La beauté comme avantage concurrentiel
La beauté devient un facteur de long terme. Un produit ou un service esthétiquement réussi crée une relation émotionnelle durable avec le client. Cette relation dépasse le simple prix ou la fonctionnalité et renforce la résilience de la marque face à la concurrence.
Prenons l’exemple des startups de l’électronique grand public. Certaines échouent malgré des caractéristiques techniques supérieures à celles de leurs concurrents. La raison ? Une expérience utilisateur ou un design médiocre. À l’inverse, une esthétique soignée peut transformer une offre moyenne en succès retentissant, simplement parce qu’elle touche le client sur le plan émotionnel et visuel.
Les limites et les risques
Valoriser la beauté dans la stratégie comporte des risques. L’esthétique est subjective et peut varier selon les cultures, les générations ou les segments de marché. Ce qui est séduisant pour un public peut être perçu comme excessif ou banal pour un autre.

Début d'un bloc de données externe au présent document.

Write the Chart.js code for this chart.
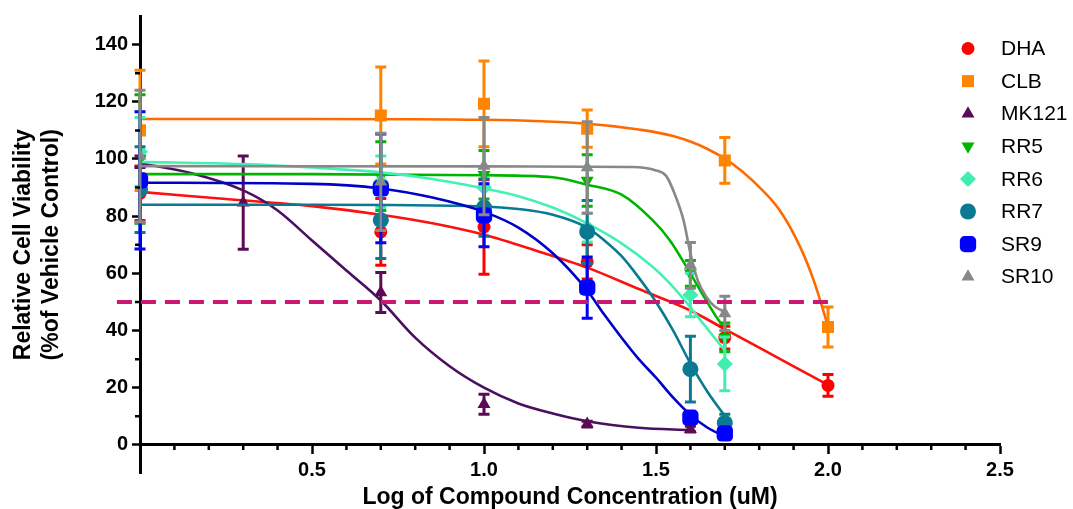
<!DOCTYPE html>
<html>
<head>
<meta charset="utf-8">
<script src="https://cdn.jsdelivr.net/npm/chart.js@4.4.1/dist/chart.umd.min.js"></script>
<style>
  body { margin: 0; background: #fff; }
  canvas { display: block; }
</style>
</head>
<body>
<canvas id="chart" width="1073" height="509"></canvas>
<script>
"use strict";

// series names, in legend order
const seriesNames = ["DHA", "CLB", "MK121", "RR5", "RR6", "RR7", "SR9", "SR10"];

// log concentrations measured for each group of series
const concDhaClb = [0, 0.7, 1.0, 1.3, 1.7, 2.0];
const concMk = [0, 0.3, 0.7, 1.0, 1.3, 1.6];
const concRest = [0, 0.7, 1.0, 1.3, 1.6, 1.7];

// means and error bars
const dhaMean = [88, 74.5, 76.2, 64, 37.5, 20.8];
const dhaErr = [9.5, 11.7, 16.5, 6, 4, 3.8];
const clbMean = [110, 115.2, 119.3, 110.6, 99.5, 41.2];
const clbErr = [21, 17, 15, 6.5, 8, 7];
const mkMean = [99, 84.7, 53.3, 14.2, 7.3, 5.5];
const mkErr = [2, 16.3, 7, 3.5, 1, 1];
const rr5Mean = [100, 94, 94.5, 92.5, 60, 37.6];
const rr5Err = [22.5, 12, 8.5, 9, 4.5, 5];
const rr6Mean = [102.5, 92, 90, 76, 52.4, 28.3];
const rr6Err = [12, 9, 7, 5, 7.6, 9.4];
const rr7Mean = [89.3, 78.6, 83, 74.5, 26.5, 7.7];
const rr7Err = [15, 13.4, 10, 11, 11.5, 3];
const sr9Mean = [92.5, 89.7, 80.3, 55, 9.5, 4];
const sr9Err = [24, 19, 11, 10.7, 2, 1.5];
const sr10Mean = [101, 92, 97.5, 97, 62.8, 46];
const sr10Err = [23, 17, 17, 16, 8, 6];

// fitted curves
const dhaFitX = [0, 0.25, 0.5, 0.7, 0.85, 1.0, 1.15, 1.3, 1.45, 1.6, 1.7, 1.8, 1.9, 2.0];
const dhaFitY = [88.5, 86, 83.5, 80.5, 77.5, 73.5, 68, 62, 54.5, 47, 40.5, 34, 27.5, 21];
const clbFitX = [0, 0.5, 1.0, 1.3, 1.45, 1.55, 1.65, 1.72, 1.78, 1.86, 1.92, 1.96, 2.0];
const clbFitY = [114, 114, 113.7, 112.3, 110.3, 108, 103.5, 98.5, 92.5, 82, 69, 57, 41.5];
const mkFitX = [0, 0.15, 0.3, 0.4, 0.5, 0.6, 0.7, 0.8, 0.9, 1.0, 1.1, 1.2, 1.3, 1.45, 1.6];
const mkFitY = [98.5, 95, 89, 82, 71.5, 61, 50.5, 37.5, 27.5, 20, 14.5, 11, 8.3, 6, 5.2];
const rr5FitX = [0, 0.5, 1.0, 1.2, 1.3, 1.4, 1.49, 1.54, 1.59, 1.64, 1.686, 1.7];
const rr5FitY = [94.7, 94.7, 94.3, 93.6, 91, 87.5, 78.6, 71.6, 62, 51.7, 43, 41.5];
const rr6FitX = [0, 0.3, 0.5, 0.7, 0.85, 1.0, 1.1, 1.2, 1.3, 1.4, 1.49, 1.54, 1.59, 1.64, 1.7];
const rr6FitY = [99, 98.2, 97, 95.3, 93, 89.7, 87, 83, 77.5, 70.5, 62.3, 56.5, 49.6, 42, 33];
const rr7FitX = [0, 0.5, 1.0, 1.1, 1.2, 1.3, 1.35, 1.4, 1.45, 1.5, 1.55, 1.6, 1.65, 1.715];
const rr7FitY = [84, 84, 83.4, 82.5, 80.5, 76, 71.5, 66, 58.5, 50, 40, 28.5, 18.5, 7.7];
const sr9FitX = [0, 0.5, 0.7, 0.85, 1.0, 1.1, 1.2, 1.3, 1.35, 1.4, 1.45, 1.5, 1.55, 1.6, 1.65, 1.7];
const sr9FitY = [91.7, 91.3, 89.7, 86.5, 81.5, 76, 67, 54, 45.5, 37.5, 30, 23.5, 16.5, 10.5, 6, 3];
const sr10FitX = [0, 1.0, 1.3, 1.43, 1.5, 1.53, 1.56, 1.58, 1.6, 1.62, 1.645, 1.67, 1.7];
const sr10FitY = [97.5, 97.4, 97.3, 97.2, 96, 94, 86, 78.6, 67, 58, 52, 48.5, 46.5];

// 50% reference line
const halfLineX = [-0.067, 2.0];
const halfLineY = [50, 50];

// axis ticks
const xTickValues = [0.5, 1.0, 1.5, 2.0, 2.5];
const xMinorTicks = [0.1, 0.2, 0.3, 0.4, 0.6, 0.7, 0.8, 0.9, 1.1, 1.2, 1.3, 1.4, 1.6, 1.7, 1.8, 1.9, 2.1, 2.2, 2.3, 2.4];
const yTickValues = [0, 20, 40, 60, 80, 100, 120, 140];
const yMinorTicks = [10, 30, 50, 70, 90, 110, 130];

function zip(xs, ys) {
    return xs.map(function(v, i) { return { x: v, y: ys[i] }; });
}

const FONT = "Arial, 'Liberation Sans', sans-serif";

// per series: points, errors, curve, looks
let series = [
    { x: concDhaClb, mean: dhaMean, err: dhaErr, fx: dhaFitX, fy: dhaFitY,
      color: "#ff0000", line: "#ff1010", style: "circle", r: 6.5, rot: 0 },
    { x: concDhaClb, mean: clbMean, err: clbErr, fx: clbFitX, fy: clbFitY,
      color: "#ff8400", line: "#ff6a00", style: "rect", r: 8.5, rot: 0 },
    { x: concMk, mean: mkMean, err: mkErr, fx: mkFitX, fy: mkFitY,
      color: "#5c0a55", line: "#4a1060", style: "triangle", r: 7.5, rot: 0 },
    { x: concRest, mean: rr5Mean, err: rr5Err, fx: rr5FitX, fy: rr5FitY,
      color: "#00b400", line: "#00b400", style: "triangle", r: 7.5, rot: 180 },
    { x: concRest, mean: rr6Mean, err: rr6Err, fx: rr6FitX, fy: rr6FitY,
      color: "#40eeb0", line: "#44f0b4", style: "rectRot", r: 8, rot: 0 },
    { x: concRest, mean: rr7Mean, err: rr7Err, fx: rr7FitX, fy: rr7FitY,
      color: "#0a7a92", line: "#0a7a92", style: "circle", r: 8, rot: 0 },
    { x: concRest, mean: sr9Mean, err: sr9Err, fx: sr9FitX, fy: sr9FitY,
      color: "#0000ff", line: "#0000c8", style: "rectRounded", r: 9.5, rot: 0 },
    { x: concRest, mean: sr10Mean, err: sr10Err, fx: sr10FitX, fy: sr10FitY,
      color: "#888888", line: "#888888", style: "triangle", r: 7.5, rot: 0 }
];

let datasets = [];
series.forEach(function(s, i) {
    // later series sit on top, like the original
    datasets.push({
        label: seriesNames[i] + " fit",
        data: zip(s.fx, s.fy),
        showLine: true,
        borderColor: s.line,
        borderWidth: 2.6,
        pointRadius: 0,
        cubicInterpolationMode: "monotone",
        order: (8 - i) * 2 + 1
    });
    datasets.push({
        label: seriesNames[i],
        data: zip(s.x, s.mean),
        errors: s.err,
        backgroundColor: s.color,
        borderColor: s.color,
        borderWidth: 0,
        pointStyle: s.style,
        pointRadius: s.r,
        pointRotation: s.rot,
        showLine: false,
        legendMark: true,
        order: (8 - i) * 2
    });
});

datasets.push({
    label: "50%",
    data: zip(halfLineX, halfLineY),
    showLine: true,
    borderColor: "#cc1670",
    borderWidth: 4,
    borderDash: [15, 9],
    pointRadius: 0,
    clip: false,
    order: 0
});


// error bars, drawn just under each point set
const errorBars = {
    id: "errorBars",
    beforeDatasetDraw(chart, args) {
        let ds = chart.data.datasets[args.index];
        if (!ds.errors) return;
        let ctx = chart.ctx;
        let xs = chart.scales.x, ys = chart.scales.y;
        ctx.save();
        ctx.strokeStyle = ds.backgroundColor;
        ctx.lineWidth = 3;
        ds.data.forEach(function(p, i) {
            let e = ds.errors[i];
            let px = xs.getPixelForValue(p.x);
            let top = ys.getPixelForValue(p.y + e);
            let bot = ys.getPixelForValue(p.y - e);
            ctx.beginPath();
            ctx.moveTo(px, top); ctx.lineTo(px, bot);
            ctx.moveTo(px - 5.5, top); ctx.lineTo(px + 5.5, top);
            ctx.moveTo(px - 5.5, bot); ctx.lineTo(px + 5.5, bot);
            ctx.stroke();
        });
        ctx.restore();
    }
};

// short minor ticks on both axes
const minorTicks = {
    id: "minorTicks",
    afterDraw(chart) {
        let ctx = chart.ctx;
        let xs = chart.scales.x, ys = chart.scales.y;
        let y0 = ys.getPixelForValue(0);
        let left = chart.chartArea.left;
        ctx.save();
        ctx.strokeStyle = "#000";
        ctx.lineWidth = 2.5;
        ctx.beginPath();
        xMinorTicks.forEach(function(v) {
            let px = xs.getPixelForValue(v);
            ctx.moveTo(px, y0); ctx.lineTo(px, y0 + 5);
        });
        yMinorTicks.forEach(function(v) {
            let py = ys.getPixelForValue(v);
            ctx.moveTo(left, py); ctx.lineTo(left - 5, py);
        });
        ctx.stroke();
        ctx.restore();
    }
};

// legend inside the plot, top right
const sideLegend = {
    id: "sideLegend",
    afterDraw(chart) {
        let ctx = chart.ctx;
        let rowY = 48.5;
        ctx.save();
        ctx.font = "21px " + FONT;
        ctx.textBaseline = "middle";
        chart.data.datasets.forEach(function(ds) {
            if (!ds.legendMark) return;
            ctx.fillStyle = ds.backgroundColor;
            Chart.helpers.drawPoint(ctx, {
                pointStyle: ds.pointStyle,
                rotation: ds.pointRotation,
                radius: ds.pointRadius,
                borderWidth: 0
            }, 968, rowY);
            ctx.fillStyle = "#000";
            ctx.fillText(ds.label, 1001, rowY + 1);
            rowY += 32.6;
        });
        ctx.restore();
    }
};


new Chart(document.getElementById("chart"), {
    type: "scatter",
    data: { datasets: datasets },
    plugins: [errorBars, minorTicks, sideLegend],
    options: {
        responsive: false,
        animation: false,
        devicePixelRatio: 1,
        layout: { padding: { top: 15, right: 73, bottom: 35.5, left: 0 } },
        plugins: {
            legend: { display: false },
            tooltip: { enabled: false }
        },
        scales: {
            x: {
                type: "linear",
                min: 0,
                max: 2.5,
                position: { y: 0 },
                afterBuildTicks: function(scale) {
                    scale.ticks = xTickValues.map(function(v) { return { value: v }; });
                },
                afterFit: function(scale) { scale.height = 35.5; },
                grid: { drawOnChartArea: false, tickLength: 8, tickWidth: 2.5, tickColor: "#000" },
                border: { color: "#000", width: 3 },
                ticks: {
                    color: "#000",
                    padding: 6,
                    maxRotation: 0,
                    font: { family: FONT, size: 20, weight: "bold" },
                    callback: function(v) { return Number(v).toFixed(1); }
                },
                title: {
                    display: true,
                    text: "Log of Compound Concentration (uM)",
                    color: "#000",
                    font: { family: FONT, size: 23, weight: "bold", lineHeight: 1.2 },
                    padding: { top: 0, bottom: -31 }
                }
            },
            y: {
                type: "linear",
                min: -10,
                max: 150,
                position: "left",
                afterBuildTicks: function(scale) {
                    scale.ticks = yTickValues.map(function(v) { return { value: v }; });
                },
                afterFit: function(scale) { scale.width = 140; },
                grid: { drawOnChartArea: false, tickLength: 8, tickWidth: 2.5, tickColor: "#000" },
                border: { color: "#000", width: 3 },
                ticks: {
                    color: "#000",
                    padding: 4,
                    font: { family: FONT, size: 20, weight: "bold" }
                },
                title: {
                    display: true,
                    text: ["Relative Cell Viability", "(%of Vehicle Control)"],
                    color: "#000",
                    font: { family: FONT, size: 23, weight: "bold", lineHeight: 1.2 },
                    padding: { top: 10, bottom: 0 }
                }
            }
        }
    }
});
</script>
</body>
</html>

De plus, un excès de focus sur le design au détriment de la fonctionnalité ou de la rentabilité peut nuire à la viabilité de l’entreprise. L’équilibre est nécessaire : la beauté doit accompagner la performance, pas la remplacer. Les décisions stratégiques gagnantes intègrent donc la beauté comme un critère parmi d’autres, et non comme une fin en soi.
Un appel à réhabiliter l’esthétique
La beauté est plus qu’une question de goût : c’est un levier stratégique. Les dirigeants et créateurs d’entreprise qui savent l’intégrer dans leurs décisions prennent en compte une dimension essentielle de l’expérience humaine. Les choix esthétiques influencent les comportements, renforcent l’engagement, stimulent l’innovation et contribuent à la valeur perçue de l’entreprise.
En réhabilitant l’esthétique, les leaders passent d’une approche purement fonctionnelle à une approche holistique, où la rationalité rencontre l’émotion et où la stratégie intègre l’humain dans toute sa complexité. La beauté cesse alors d’être un luxe pour devenir un véritable outil de performance durable.